→ **RAW DATA**
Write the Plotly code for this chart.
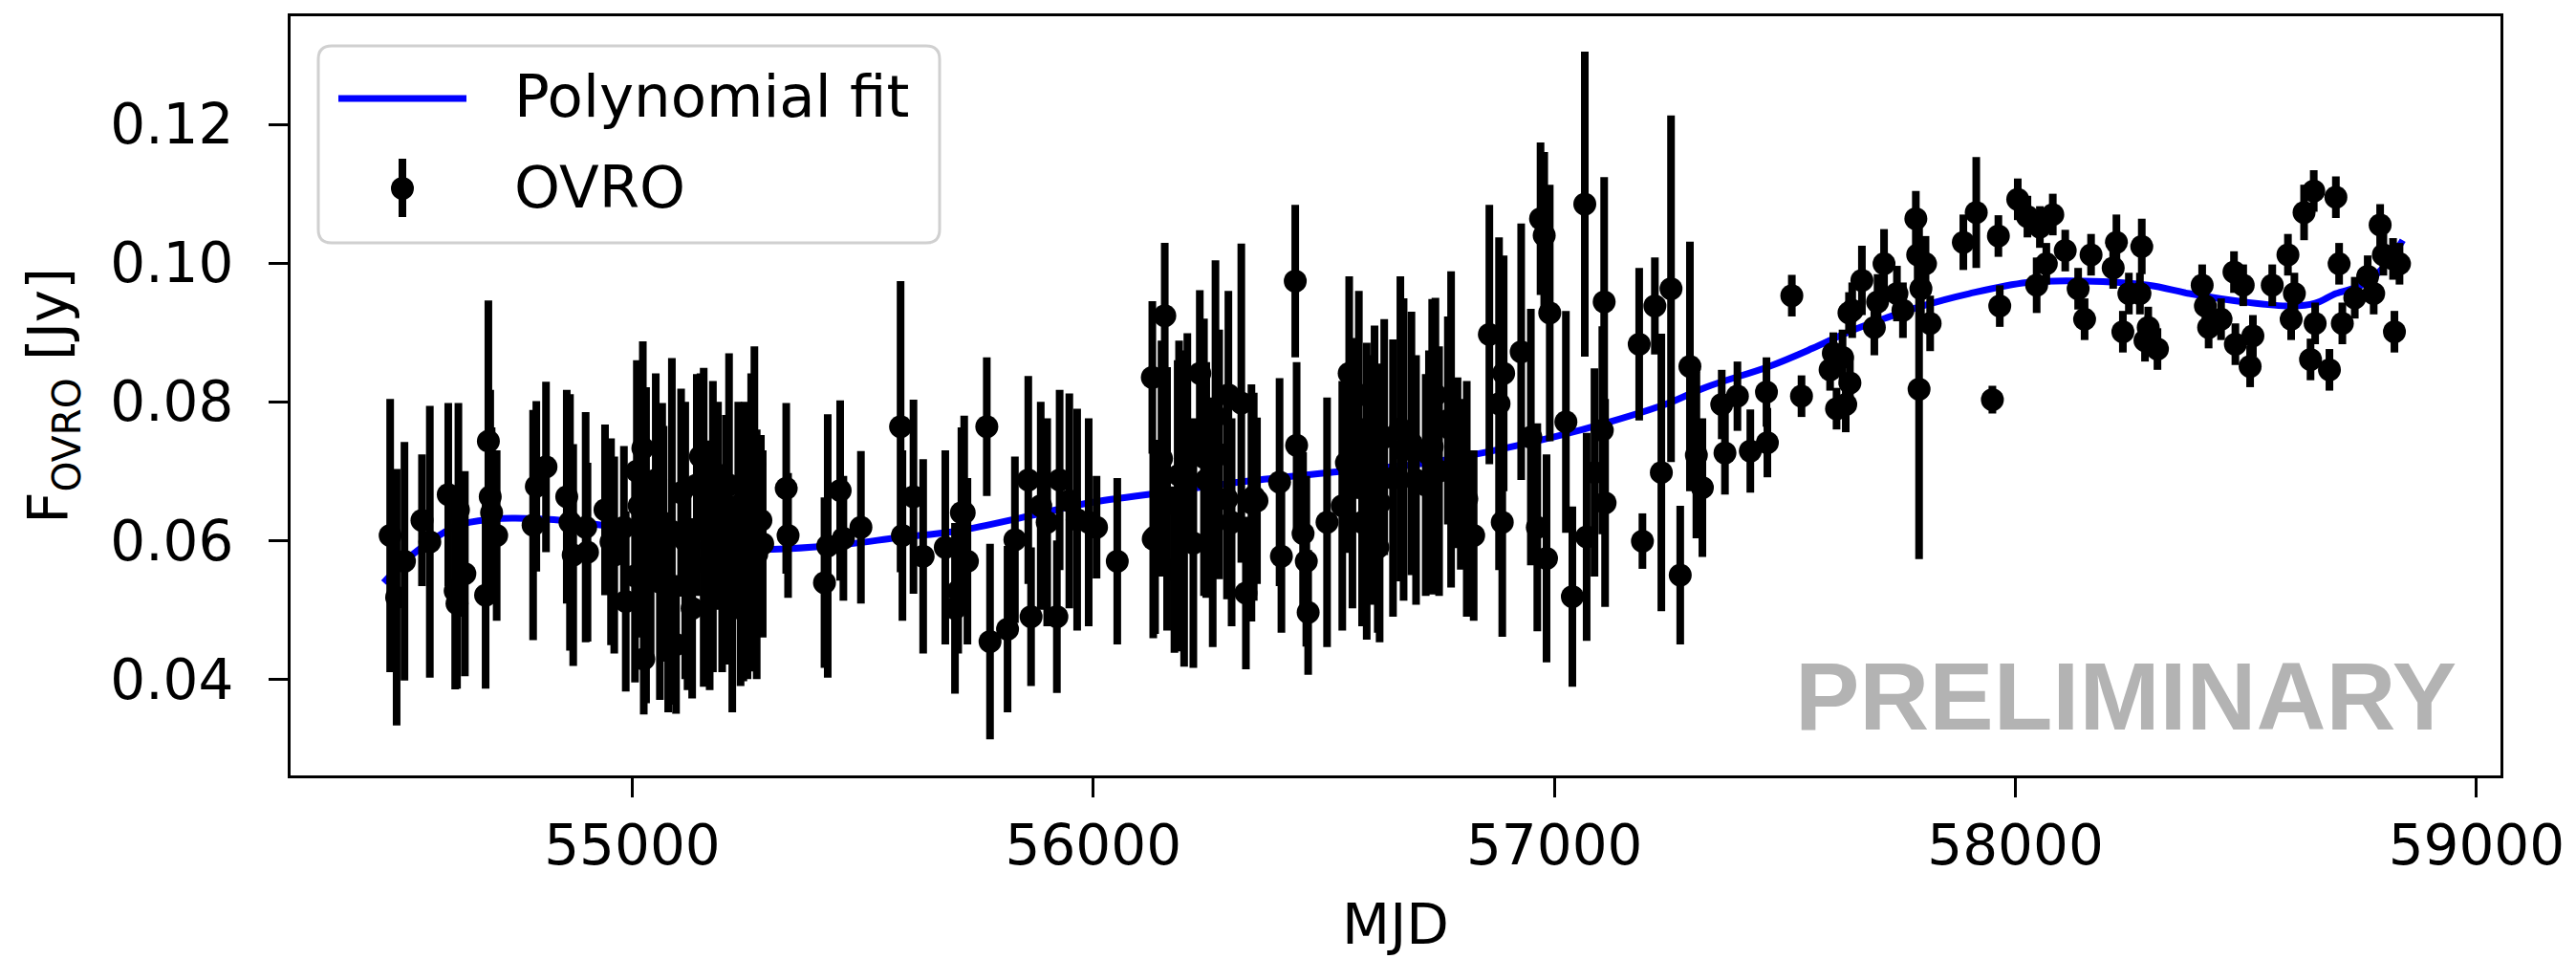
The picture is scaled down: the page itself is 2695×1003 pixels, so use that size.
import plotly.graph_objects as go

# ---- data ----
mjd = [54475, 54489, 54506, 54544, 54561, 54601, 54616, 54620, 54623, 54637,
       54682, 54688, 54692, 54695, 54706, 54785, 54792, 54813, 54858, 54865,
       54872, 54899, 54903, 54941, 54954, 54961, 54982, 54986, 55006, 55010,
       55023, 55025, 55030, 55040, 55051, 55065, 55068, 55078, 55086, 55095,
       55106, 55120, 55130, 55140, 55148, 55155, 55168, 55186, 55195, 55203,
       55217, 55230, 55241, 55244, 55250, 55258, 55265, 55279, 55283, 55334,
       55338, 55417, 55424, 55451, 55458, 55496, 55582, 55586, 55610, 55631,
       55679, 55700, 55707, 55714, 55720, 55727, 55769, 55776, 55814, 55830,
       55859, 55865, 55886, 55900, 55921, 55927, 55948, 55965, 55990, 56007,
       56052, 56128, 56130, 56134, 56148, 56155, 56176, 56183, 56186, 56197,
       56204, 56217, 56231, 56245, 56259, 56265, 56273, 56290, 56293, 56300,
       56321, 56331, 56343, 56348, 56355, 56404, 56408, 56438, 56441, 56455,
       56462, 56466, 56507, 56549, 56555, 56562, 56576, 56583, 56593, 56604,
       56617, 56621, 56631, 56666, 56673, 56700, 56721, 56728, 56735, 56742,
       56769, 56776, 56790, 56797, 56825, 56859, 56880, 56887, 56890, 56928,
       56949, 56963, 56970, 56978, 56983, 56990, 57025, 57039, 57066, 57070,
       57087, 57104, 57108, 57110, 57184, 57191, 57218, 57232, 57253, 57273,
       57294, 57308, 57321, 57363, 57370, 57397, 57425, 57460, 57462, 57515,
       57536, 57598, 57605, 57612, 57625, 57632, 57639, 57641, 57646, 57667,
       57694, 57701, 57715, 57743, 57756, 57784, 57788, 57791, 57795, 57805,
       57815, 57887, 57915, 57950, 57963, 57966, 58005, 58026, 58046, 58053,
       58067, 58081, 58108, 58136, 58150, 58164, 58212, 58219, 58233, 58246,
       58270, 58274, 58281, 58288, 58308, 58405, 58412, 58419, 58446, 58474,
       58477, 58494, 58509, 58515, 58557, 58591, 58598, 58605, 58626, 58640,
       58647, 58650, 58681, 58695, 58702, 58709, 58736, 58764, 58777, 58791,
       58798, 58819, 58822, 58833,
       55015, 55060, 55115, 55175, 55210, 55235, 55270, 56160, 56240, 56540,
       56610, 56650, 56690, 56750, 56810]

flux = [0.0607, 0.0518, 0.0570, 0.0629, 0.0598, 0.0666, 0.0527, 0.0509, 0.0644, 0.0552,
        0.0521, 0.0743, 0.0663, 0.0640, 0.0607, 0.0622, 0.0678, 0.0706, 0.0663, 0.0626,
        0.0579, 0.0619, 0.0583, 0.0644, 0.0598, 0.0579, 0.0619, 0.0512, 0.0549, 0.0700,
        0.0733, 0.0429, 0.0593, 0.0560, 0.0687, 0.0626, 0.0595, 0.0472, 0.0613, 0.0450,
        0.0669, 0.0534, 0.0502, 0.0680, 0.0721, 0.0619, 0.0564, 0.0650, 0.0560, 0.0601,
        0.0502, 0.0650, 0.0577, 0.0601, 0.0530, 0.0626, 0.0710, 0.0629, 0.0595, 0.0675,
        0.0607, 0.0539, 0.0592, 0.0672, 0.0603, 0.0619, 0.0764, 0.0607, 0.0663, 0.0577,
        0.0590, 0.0502, 0.0527, 0.0640, 0.0640, 0.0570, 0.0764, 0.0454, 0.0472, 0.0601,
        0.0687, 0.0490, 0.0650, 0.0626, 0.0490, 0.0687, 0.0657, 0.0630, 0.0626, 0.0619,
        0.0570, 0.0835, 0.0602, 0.0605, 0.0718, 0.0924, 0.0558, 0.0650, 0.0694, 0.0646,
        0.0749, 0.0596, 0.0841, 0.0687, 0.0626, 0.0779, 0.0724, 0.0660, 0.0810, 0.0626,
        0.0798, 0.0524, 0.0654, 0.0663, 0.0657, 0.0684, 0.0577, 0.0974, 0.0737, 0.0610,
        0.0570, 0.0496, 0.0626, 0.0712, 0.0841, 0.0697, 0.0810, 0.0626, 0.0671, 0.0687,
        0.0590, 0.0654, 0.0749, 0.0761, 0.0731, 0.0687, 0.0680, 0.0724, 0.0735, 0.0810,
        0.0773, 0.0760, 0.0712, 0.0681, 0.0607, 0.0897, 0.0797, 0.0626, 0.0841, 0.0872,
        0.0749, 0.0619, 0.1064, 0.1040, 0.0574, 0.0928, 0.0771, 0.0519, 0.1085, 0.0605,
        0.0698, 0.0759, 0.0944, 0.0654, 0.0883, 0.0599, 0.0938, 0.0698, 0.0963, 0.0550,
        0.0851, 0.0723, 0.0676, 0.0796, 0.0726, 0.0808, 0.0729, 0.0814, 0.0741, 0.0953,
        0.0808, 0.0846, 0.0870, 0.0790, 0.0864, 0.0796, 0.0928, 0.0827, 0.0932, 0.0975,
        0.0907, 0.0944, 0.0999, 0.0956, 0.0932, 0.1064, 0.1012, 0.0818, 0.0963, 0.0999,
        0.0913, 0.1030, 0.1073, 0.0803, 0.1039, 0.0938, 0.1092, 0.1067, 0.0968, 0.1052,
        0.0999, 0.1070, 0.1018, 0.0963, 0.0919, 0.1012, 0.0993, 0.1030, 0.0901, 0.0956,
        0.0956, 0.1024, 0.0888, 0.0907, 0.0876, 0.0968, 0.0938, 0.0907, 0.0919, 0.0987,
        0.0883, 0.0968, 0.0851, 0.0895, 0.0968, 0.1012, 0.0919, 0.0956, 0.1073, 0.0861,
        0.1104, 0.0913, 0.0846, 0.1095, 0.0999, 0.0913, 0.0950, 0.0981, 0.0956, 0.1055,
        0.1012, 0.1006, 0.0901, 0.0999,
        0.0650, 0.0540, 0.0600, 0.0620, 0.0680, 0.0560, 0.0580, 0.0660, 0.0720, 0.0650,
        0.0720, 0.0690, 0.0740, 0.0700, 0.0660]

err = [0.0197, 0.0185, 0.0172, 0.0095, 0.0196, 0.0132, 0.0142, 0.0123, 0.0154, 0.0148,
       0.0135, 0.0203, 0.0154, 0.0123, 0.0123, 0.0166, 0.0123, 0.0123, 0.0154, 0.0185,
       0.0160, 0.0166, 0.0129, 0.0123, 0.0149, 0.0142, 0.0117, 0.0130, 0.0154, 0.0160,
       0.0154, 0.0080, 0.0228, 0.0130, 0.0154, 0.0172, 0.0170, 0.0120, 0.0250, 0.0100,
       0.0150, 0.0150, 0.0130, 0.0160, 0.0120, 0.0230, 0.0180, 0.0150, 0.0150, 0.0180,
       0.0150, 0.0150, 0.0180, 0.0199, 0.0130, 0.0215, 0.0170, 0.0123, 0.0135, 0.0123,
       0.0090, 0.0123, 0.0190, 0.0130, 0.0090, 0.0110, 0.0210, 0.0123, 0.0140, 0.0140,
       0.0140, 0.0123, 0.0090, 0.0123, 0.0140, 0.0120, 0.0100, 0.0141, 0.0120, 0.0120,
       0.0150, 0.0100, 0.0150, 0.0150, 0.0110, 0.0130, 0.0155, 0.0160, 0.0150, 0.0074,
       0.0120, 0.0110, 0.0143, 0.0140, 0.0170, 0.0105, 0.0120, 0.0210, 0.0194, 0.0228,
       0.0150, 0.0180, 0.0120, 0.0170, 0.0180, 0.0225, 0.0180, 0.0145, 0.0150, 0.0150,
       0.0230, 0.0110, 0.0171, 0.0150, 0.0120, 0.0150, 0.0110, 0.0110, 0.0120, 0.0117,
       0.0123, 0.0090, 0.0180, 0.0130, 0.0140, 0.0195, 0.0150, 0.0150, 0.0214, 0.0180,
       0.0123, 0.0201, 0.0170, 0.0220, 0.0218, 0.0180, 0.0160, 0.0150, 0.0213, 0.0140,
       0.0150, 0.0228, 0.0123, 0.0123, 0.0123, 0.0187, 0.0240, 0.0165, 0.0170, 0.0185,
       0.0185, 0.0150, 0.0110, 0.0120, 0.0150, 0.0185, 0.0160, 0.0130, 0.0220, 0.0150,
       0.0150, 0.0150, 0.0180, 0.0150, 0.0110, 0.0040, 0.0070, 0.0200, 0.0250, 0.0100,
       0.0180, 0.0120, 0.0100, 0.0050, 0.0060, 0.0050, 0.0060, 0.0050, 0.0050, 0.0030,
       0.0030, 0.0030, 0.0030, 0.0030, 0.0040, 0.0040, 0.0030, 0.0040, 0.0040, 0.0050,
       0.0040, 0.0040, 0.0050, 0.0040, 0.0040, 0.0040, 0.0040, 0.0245, 0.0040, 0.0040,
       0.0040, 0.0040, 0.0080, 0.0020, 0.0030, 0.0030, 0.0030, 0.0030, 0.0040, 0.0030,
       0.0030, 0.0030, 0.0030, 0.0030, 0.0030, 0.0030, 0.0030, 0.0040, 0.0030, 0.0030,
       0.0030, 0.0040, 0.0030, 0.0030, 0.0030, 0.0030, 0.0030, 0.0030, 0.0030, 0.0030,
       0.0030, 0.0030, 0.0030, 0.0030, 0.0030, 0.0030, 0.0030, 0.0030, 0.0040, 0.0030,
       0.0030, 0.0030, 0.0030, 0.0030, 0.0030, 0.0030, 0.0030, 0.0030, 0.0030, 0.0030,
       0.0030, 0.0030, 0.0030, 0.0030,
       0.0190, 0.0170, 0.0200, 0.0210, 0.0190, 0.0170, 0.0180, 0.0190, 0.0200, 0.0180,
       0.0190, 0.0200, 0.0190, 0.0180, 0.0170]

# polynomial-fit curve
fit_mjd = [54461, 54500, 54554, 54623, 54700, 54747, 54830, 54934, 55023, 55099,
           55230, 55334, 55472, 55576, 55700, 55859, 55990, 56162, 56342, 56528,
           56714, 56850, 57004, 57121, 57240, 57329, 57466, 57560, 57639, 57720,
           57797, 57900, 58025, 58150, 58288, 58377, 58495, 58598, 58650, 58695,
           58750, 58800, 58840]
fit_flux = [0.0539, 0.0566, 0.0595, 0.0622, 0.0631, 0.0632, 0.0630, 0.0622, 0.0610, 0.0598,
            0.0588, 0.0588, 0.0595, 0.0604, 0.0613, 0.0635, 0.0654, 0.0670, 0.0686, 0.0699,
            0.0711, 0.0727, 0.0750, 0.0771, 0.0796, 0.0821, 0.0851, 0.0877, 0.0901, 0.0921,
            0.0938, 0.0956, 0.0972, 0.0974, 0.0968, 0.0956, 0.0944, 0.0938, 0.0942, 0.0956,
            0.0968, 0.0995, 0.1033]

x_ticks = [55000, 56000, 57000, 58000, 59000]
y_ticks = [0.04, 0.06, 0.08, 0.10, 0.12]
legend_labels = ["Polynomial fit", "OVRO"]

FONT = "DejaVu Sans"
FS = 58
W, H = 2695, 1003
ML, MR, MT, MB = 304, 79, 17, 192
PW, PH = W - ML - MR, H - MT - MB


def px(xp):
    return (xp - ML) / PW


def py(yp):
    return (H - MB - yp) / PH


fig = go.Figure()
fig.add_trace(go.Scatter(
    x=fit_mjd, y=fit_flux, mode="lines", name=legend_labels[0], showlegend=False,
    line=dict(color="#0000ff", width=7, shape="spline"),
))
fig.add_trace(go.Scatter(
    x=mjd, y=flux, mode="markers", name=legend_labels[1], showlegend=False,
    marker=dict(color="black", size=24),
    error_y=dict(type="data", array=err, color="black", thickness=8, width=0),
))

# ---- hand-drawn legend box (matplotlib style) ----
bx0, bx1, by0, by1, r = 333, 983, 48, 254, 14
path = (f"M {px(bx0 + r)},{py(by0)} L {px(bx1 - r)},{py(by0)} "
        f"Q {px(bx1)},{py(by0)} {px(bx1)},{py(by0 + r)} L {px(bx1)},{py(by1 - r)} "
        f"Q {px(bx1)},{py(by1)} {px(bx1 - r)},{py(by1)} L {px(bx0 + r)},{py(by1)} "
        f"Q {px(bx0)},{py(by1)} {px(bx0)},{py(by1 - r)} L {px(bx0)},{py(by0 + r)} "
        f"Q {px(bx0)},{py(by0)} {px(bx0 + r)},{py(by0)} Z")
shapes = [
    dict(type="path", xref="paper", yref="paper", path=path,
         fillcolor="white", line=dict(color="#d0d0d0", width=3), layer="above"),
    dict(type="line", xref="paper", yref="paper", x0=px(354), x1=px(488),
         y0=py(103), y1=py(103), line=dict(color="#0000ff", width=7), layer="above"),
    dict(type="line", xref="paper", yref="paper", x0=px(421), x1=px(421),
         y0=py(166), y1=py(227), line=dict(color="black", width=8), layer="above"),
    dict(type="circle", xref="paper", yref="paper", xsizemode="pixel", ysizemode="pixel",
         xanchor=px(421), yanchor=py(197), x0=-12, x1=12, y0=-12, y1=12,
         fillcolor="black", line=dict(color="black", width=0), layer="above"),
]

annotations = [
    dict(text=legend_labels[0], xref="paper", yref="paper", x=px(536), y=py(101),
         xanchor="left", yanchor="middle", showarrow=False,
         font=dict(family=FONT, size=61, color="black")),
    dict(text=legend_labels[1], xref="paper", yref="paper", x=px(536), y=py(196),
         xanchor="left", yanchor="middle", showarrow=False,
         font=dict(family=FONT, size=61, color="black")),
    dict(text="<b>PRELIMINARY</b>", xref="paper", yref="paper",
         x=0.981, y=0.032, xanchor="right", yanchor="bottom", showarrow=False,
         font=dict(family="Liberation Sans", size=101, color="#b3b3b3")),
]

fig.update_layout(
    width=W, height=H,
    margin=dict(l=ML, r=MR, t=MT, b=MB, pad=0),
    paper_bgcolor="white", plot_bgcolor="white",
    font=dict(family=FONT, size=FS, color="black"),
    showlegend=False,
    shapes=shapes,
    annotations=annotations,
)
fig.update_xaxes(
    range=[54259, 59052], showgrid=False, zeroline=False,
    showline=True, linecolor="black", linewidth=3, mirror=True,
    ticks="outside", ticklen=20, tickwidth=3, tickcolor="black",
    tickvals=x_ticks, ticktext=[str(v) for v in x_ticks],
    tickfont=dict(family=FONT, size=FS),
    title=dict(text="MJD", font=dict(family=FONT, size=FS), standoff=30),
    automargin=False,
)
fig.update_yaxes(
    range=[0.0261, 0.1356], showgrid=False, zeroline=False,
    showline=True, linecolor="black", linewidth=3, mirror=True,
    ticks="outside", ticklen=20, tickwidth=3, tickcolor="black",
    tickvals=y_ticks, ticktext=[f"{v:.2f}" for v in y_ticks],
    tickfont=dict(family=FONT, size=FS), ticklabelstandoff=25,
    title=dict(text="F<sub>OVRO</sub> [Jy]", font=dict(family=FONT, size=FS), standoff=25),
    automargin=False,
)

fig.write_html("out.html")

→ **TASK BRIEF**
Leave out the pictures and repeat exactly the lines from the start of the material through the line that contains "import plotly.graph_objects as go", both included.

→ **CORRECT RESULT**
Write the Plotly code for this chart.
The picture is scaled down: the page itself is 2695×1003 pixels, so use that size.
import plotly.graph_objects as go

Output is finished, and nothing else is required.